Spectators heckling Rory McIlroy. Loud, taunting, expletive-filled behavior. Raucousness run amok. Partisanship gone overboard.
Ah, the good old days.
How much do we crave to have the argument over whether the feverish crowd at Hazeltine during the 2016 Ryder Cup had crossed the line of decorum?
Now, there is no line.
The Ryder Cup has been postponed a year, a sensible and obvious decision in the wake of the coronavirus pandemic that left officials at the PGA of America and European Tour pondering an event with closed doors.
Squabbles about fan decorum seem quaint now that there won't be fans -- or a Ryder Cup at all.
"The Ryder Cup without fans is not the Ryder Cup,'' McIlroy declared months ago, when the possibility remained that the event could be played on the shores of Lake Michigan at Whistling Straits without the yelling and screaming that the Northern Irishman endured the last time the event was staged in the United States.
Some 50,000 spectators a day packed Hazeltine four years ago. They came ready and roaring, fueled by flowing alcohol and the freedom that comes with a Ryder Cup, where cheering and booing is expected and taunting of the opponent comes with the territory.
It was much the same two years ago at Le Golf National outside of Paris -- although the event was lacking the boorishness observed two years before that -- when the Europeans romped to victory in front of a serenading home crowd.
That, in essence, is the Ryder Cup.
And to not have that in any form would be nearly as depressing from a sporting standpoint as what all have endured during these unprecedented times.
Sure, there was an argument to be made to play the Ryder Cup in front of small gathering or none at all.
The PGA of America and the European Tour reap millions upon millions from their co-owned, every-other-year-spectacle in the form of television rights fees. Make no mistake, playing to the sound of crickets and cashing those big checks was a huge consideration here.
The PGA has already committed to a spectator-free PGA Championship next month; the European Tour has forgone millions as its schedule was interrupted, resuming only this week in Austria with drastically reduced purses.
Don't forget the PGA Tour. It has no financial stake in the Ryder Cup, but its players participate. And the tour has undergone its own financial hardship this year, with 13 weeks of tournaments lost. Asking the PGA Tour to delay the Presidents Cup -- and its big-money payoff -- by a year was never going to be easy.
And we've seen golf do quite well so far without spectators. It's enjoyable to watch it on TV, just as the Ryder Cup would undoubtedly be as well. And given the current climate, golf without spectators is better than no golf, right?
"I personally don't want to play if there's no fans; I don't see a point in playing it,'' Brooks Koepka told Golf Channel in May. "The fans make that event. That's why we get nervous on the first tee. You hear everything that's going on. The U-S-A chant. All that stuff. That's what makes it fun.''
And nerve-wracking. All manner of players over the years have noted the difficulty of simply teeing up their ball on Friday morning. The cauldron of noise and commotion surrounding the first tee is as intense as anything in golf. It matters.

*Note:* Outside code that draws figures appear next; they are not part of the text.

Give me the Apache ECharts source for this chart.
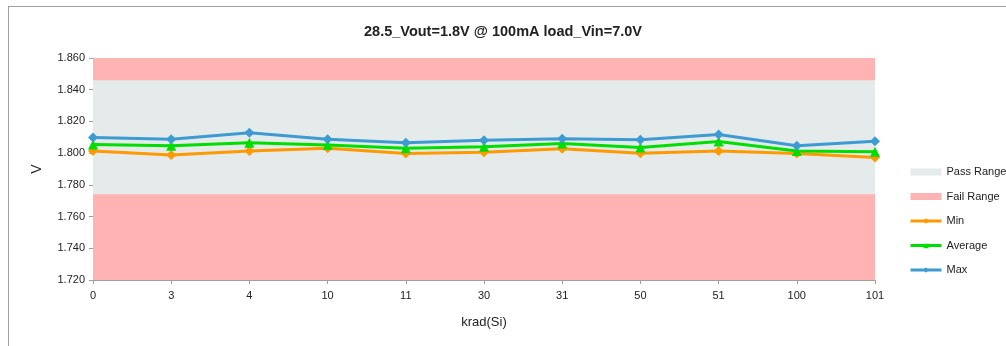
<!DOCTYPE html>
<html>
<head>
<meta charset="utf-8">
<script src="https://cdn.jsdelivr.net/npm/echarts@6/dist/echarts.min.js"></script>
<style>
html,body{margin:0;padding:0;background:#fff;}
#c{width:1006px;height:346px;}
</style>
</head>
<body>
<div id="c"></div>
<script>
var categories = ['0','3','4','10','11','30','31','50','51','100','101'];
var minV = [1.8014,1.7989,1.8014,1.8031,1.7998,1.8006,1.8027,1.8000,1.8014,1.7998,1.7973];
var avgV = [1.8055,1.8046,1.8065,1.8052,1.8031,1.8040,1.8061,1.8036,1.8073,1.8014,1.8008];
var maxV = [1.8099,1.8088,1.8128,1.8088,1.8065,1.8082,1.8090,1.8084,1.8118,1.8046,1.8075];
var passHigh = [1.846,1.846,1.846,1.846,1.846,1.846,1.846,1.846,1.846,1.846,1.846];
var passLow = [1.774,1.774,1.774,1.774,1.774,1.774,1.774,1.774,1.774,1.774,1.774];
var failTop = [1.86,1.86,1.86,1.86,1.86,1.86,1.86,1.86,1.86,1.86,1.86];
var yTicks = {min:1.72, max:1.86, interval:0.02};

var FONT = 'Liberation Sans';
var chart = echarts.init(document.getElementById('c'), null, {renderer:'canvas'});

function band(name, data, color){
  return {
    name: name, type:'line', data: data, symbol:'none', silent:true,
    lineStyle:{width:0, color: color}, itemStyle:{color: color},
    areaStyle:{color: color, opacity:1, origin:'start'}
  };
}
function line(name, data, color, symbol, size){
  return {
    name: name, type:'line', data: data, symbol: symbol, symbolSize: size,
    lineStyle:{width:3, color: color}, itemStyle:{color: color},
    z: 5
  };
}

chart.setOption({
  animation:false,
  title:{
    text:'28.5_Vout=1.8V @ 100mA load_Vin=7.0V',
    left:'center', top:19,
    textStyle:{fontFamily:FONT, fontSize:14.5, fontWeight:'bold', color:'#222'}
  },
  graphic:[
    {type:'line', shape:{x1:8, y1:6.5, x2:1006, y2:6.5}, style:{stroke:'#a0a0a0', lineWidth:1}},
    {type:'line', shape:{x1:8.5, y1:6, x2:8.5, y2:346}, style:{stroke:'#a0a0a0', lineWidth:1}}
  ],
  grid:{left:93, right:131, top:58, bottom:66},
  legend:{
    orient:'vertical', left:909, top:165, padding:0,
    itemWidth:31, itemHeight:7, itemGap:10.5,
    lineStyle:{width:3},
    textStyle:{fontFamily:FONT, fontSize:11, color:'#222', lineHeight:14},
    data:[
      {name:'Pass Range', icon:'rect'},
      {name:'Fail Range', icon:'rect'},
      'Min','Average','Max'
    ]
  },
  xAxis:{
    type:'category', data:categories, boundaryGap:false,
    name:'krad(Si)', nameLocation:'middle', nameGap:36,
    nameTextStyle:{fontFamily:FONT, fontSize:13, color:'#222'},
    axisLine:{lineStyle:{color:'#a0a0a0'}},
    axisTick:{show:true, length:4, alignWithLabel:true, lineStyle:{color:'#a0a0a0'}},
    axisLabel:{fontFamily:FONT, fontSize:11, color:'#222', margin:10}
  },
  yAxis:{
    type:'value', min:yTicks.min, max:yTicks.max, interval:yTicks.interval,
    name:'V', nameLocation:'middle', nameGap:49, nameRotate:90,
    nameTextStyle:{fontFamily:FONT, fontSize:14, color:'#222'},
    axisLine:{show:true, lineStyle:{color:'#a0a0a0'}},
    axisTick:{show:true, length:4, lineStyle:{color:'#a0a0a0'}},
    splitLine:{show:false},
    axisLabel:{fontFamily:FONT, fontSize:11, color:'#222', margin:8,
      formatter:function(v){return v.toFixed(3);}}
  },
  series:[
    band('Fail Range', failTop, '#ffb3b3'),
    band('Pass Range', passHigh, '#e5ebeb'),
    band('Fail Range', passLow, '#ffb3b3'),
    line('Min', minV, '#ff9900', 'diamond', 10),
    line('Average', avgV, '#00dd00', 'triangle', 10),
    line('Max', maxV, '#3d9bd1', 'diamond', 10)
  ]
});
</script>
</body>
</html>
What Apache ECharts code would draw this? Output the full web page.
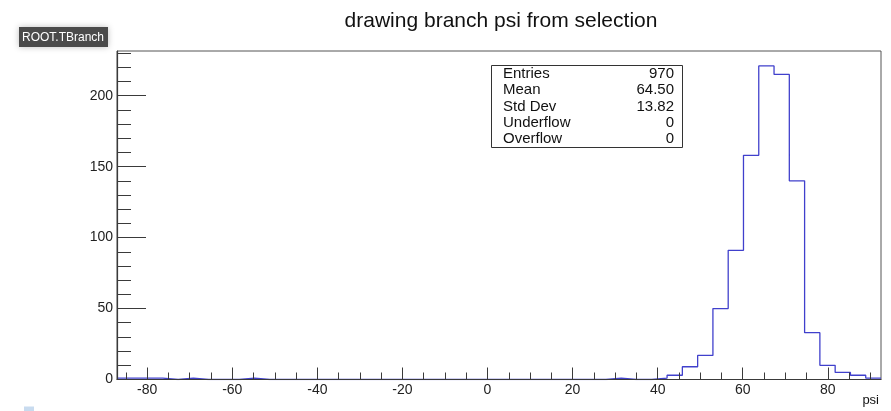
<!DOCTYPE html>
<html>
<head>
<meta charset="utf-8">
<script src="https://cdn.jsdelivr.net/npm/echarts@6/dist/echarts.min.js"></script>
<style>
html,body{margin:0;padding:0;background:#fff;}
#chart{width:891px;height:411px;}
</style>
</head>
<body>
<div id="chart"></div>
<script>
// Histogram definition (50 bins from xMin to xMax)
const xMin = -87.1;
const xMax = 92.5;
const binCounts = [
  1, 1, 1, 0, 1, 0, 0, 0, 1, 0,
  0, 0, 0, 0, 0, 0, 0, 0, 0, 0,
  0, 0, 0, 0, 0, 0, 0, 0, 0, 0,
  0, 0, 1, 0, 0, 1, 3, 9, 17, 50,
  91, 158, 221, 215, 140, 33, 10, 5, 3, 1
];
const xMajorTicks = [-80, -60, -40, -20, 0, 20, 40, 60, 80];
const xMinorTicks = [-85, -75, -70, -65, -55, -50, -45, -35, -30, -25, -15, -10, -5, 5, 10, 15, 25, 30, 35, 45, 50, 55, 65, 70, 75, 85, 90];
const yMax = 231.5;
const yMajorTicks = [0, 50, 100, 150, 200];
const yMinorTicks = [10, 20, 30, 40, 60, 70, 80, 90, 110, 120, 130, 140, 160, 170, 180, 190, 210, 220, 230];
const statNames = ['Entries', 'Mean', 'Std Dev', 'Underflow', 'Overflow'];
const statValues = ['970', '64.50', '13.82', '0', '0'];
const titleText = 'drawing branch psi from selection';
const xTitle = 'psi';
const tagText = 'ROOT.TBranch';

const nBins = binCounts.length;
const binW = (xMax - xMin) / nBins;
const stepData = binCounts.map((c, k) => [xMin + k * binW, c]);
stepData.push([xMax, binCounts[nBins - 1]]);

const FONT = '"Liberation Sans", Arial, Helvetica, sans-serif';
const axisCol = '#3a3a3a';

const chart = echarts.init(document.getElementById('chart'), null, {renderer: 'canvas'});

const statTexts = [];
statNames.forEach((n, i) => {
  statTexts.push({type: 'text', x: 503, y: 74 + i * 16.2,
    style: {text: n, font: '15px ' + FONT, fill: '#111', textAlign: 'left', textVerticalAlign: 'middle'}});
  statTexts.push({type: 'text', x: 674, y: 74 + i * 16.2,
    style: {text: statValues[i], font: '15px ' + FONT, fill: '#111', textAlign: 'right', textVerticalAlign: 'middle'}});
});

chart.setOption({
  animation: false,
  backgroundColor: '#fff',
  grid: {left: 117, right: 10, top: 51, bottom: 31.5, show: true, borderColor: '#555', borderWidth: 1, backgroundColor: 'transparent'},
  xAxis: [{
    type: 'value', min: xMin, max: xMax, position: 'bottom', z: 3,
    axisLine: {show: true, onZero: false, lineStyle: {color: axisCol, width: 1.2}},
    axisTick: {show: true, inside: true, length: 12, customValues: xMajorTicks, lineStyle: {color: axisCol}},
    axisLabel: {show: true, customValues: xMajorTicks, margin: 4, fontSize: 14, fontFamily: FONT, color: '#222'},
    splitLine: {show: false}
  }, {
    type: 'value', min: xMin, max: xMax, position: 'bottom', z: 3,
    axisLine: {show: false, onZero: false},
    axisTick: {show: true, inside: true, length: 7, customValues: xMinorTicks, lineStyle: {color: axisCol}},
    axisLabel: {show: false},
    splitLine: {show: false}
  }],
  yAxis: [{
    type: 'value', min: 0, max: yMax, position: 'left', z: 3,
    axisLine: {show: true, onZero: false, lineStyle: {color: axisCol, width: 1.2}},
    axisTick: {show: true, inside: true, length: 29, customValues: yMajorTicks, lineStyle: {color: axisCol}},
    axisLabel: {show: true, customValues: yMajorTicks, margin: 4, fontSize: 14, fontFamily: FONT, color: '#222'},
    splitLine: {show: false}
  }, {
    type: 'value', min: 0, max: yMax, position: 'left', z: 3,
    axisLine: {show: false, onZero: false},
    axisTick: {show: true, inside: true, length: 14, customValues: yMinorTicks, lineStyle: {color: axisCol}},
    axisLabel: {show: false},
    splitLine: {show: false}
  }],
  series: [{
    type: 'line', xAxisIndex: 0, yAxisIndex: 0, step: 'end', z: 1,
    data: stepData, symbol: 'none',
    lineStyle: {color: '#4040cc', width: 1.3},
    silent: true
  }],
  graphic: [
    {type: 'text', x: 501, y: 21, style: {text: titleText, font: '21px ' + FONT, fill: '#111', textAlign: 'center', textVerticalAlign: 'middle'}},
    {type: 'rect', shape: {x: 19, y: 27, width: 89, height: 20}, style: {fill: '#4b4b4b', shadowBlur: 6, shadowColor: 'rgba(0,0,0,0.25)'}},
    {type: 'text', x: 22, y: 37.5, style: {text: tagText, font: '12px ' + FONT, fill: '#fff', textAlign: 'left', textVerticalAlign: 'middle'}},
    {type: 'rect', shape: {x: 24, y: 406.5, width: 10, height: 5}, style: {fill: '#c8dbef'}},
    {type: 'text', x: 879, y: 400, style: {text: xTitle, font: '13px ' + FONT, fill: '#111', textAlign: 'right', textVerticalAlign: 'middle'}},
    {type: 'rect', shape: {x: 491.5, y: 65.5, width: 191, height: 82}, style: {fill: '#fff', stroke: '#333', lineWidth: 1}},
    ...statTexts
  ]
});
</script>
</body>
</html>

Koepka likened a spectator-free Ryder Cup to playing a simple match at home. Without the atmosphere, there is no Ryder Cup.
Four years ago, there might have been too much atmosphere. At the time, it was hard to believe that even at the Ryder Cup, where McIlroy was deemed the enemy to American fans for three days, he was treated with such disdain.
After all, he is one of the most likable guys in the game. He had just come off a playoff victory to win the Tour Championship. And he had already established himself as one of golf's leading lights.
And yet, he was heckled to the extreme during the Saturday afternoon matches, to the point of having to ask for a foulmouthed spectator to be escorted out. His then girlfriend (now wife) Erica was subjected to a fair amount of abuse, too. It went over the line.
McIlroy seethed, but still managed to play some of his best golf in what turned out to be a rare U.S. team victory.
The pandemic has surely brought perspective, and undoubtedly there will be a bit more decorum if the Ryder Cup goes off as planned next year at Whistling Straits.
Just as the mood changed in the aftermath of the postponed 2001 Ryder Cup after the Sept. 11 terrorist attacks, so too will the vibe be different. It is likely to be every bit as vocal and partisan, but perhaps lacking in some of the venom.
Given the current circumstances, it's hard to envision how even a fraction of the rowdiness at a Ryder Cup could have occurred this year. A scaled-down version was a hope for a time, but even that ultimately was thwarted by all the challenges local and state governments face in assuring safety.
And a no-spectator event made sense from a purely financial standpoint, if not when considering the main reason it is enjoyed by so many -- the spectacle.
So now we wait. New Ryder Cup qualification criteria will need to be determined. Numerous legal and financial issues need to be sorted by the various golf organizations. Seven major championships will be on the minds of players before they ever get to Wisconsin for the delayed Ryder Cup.
And, quite hopefully, thousands upon thousands of spectators will be allowed in, roaring in Rory's ear -- with him enjoying every second of it.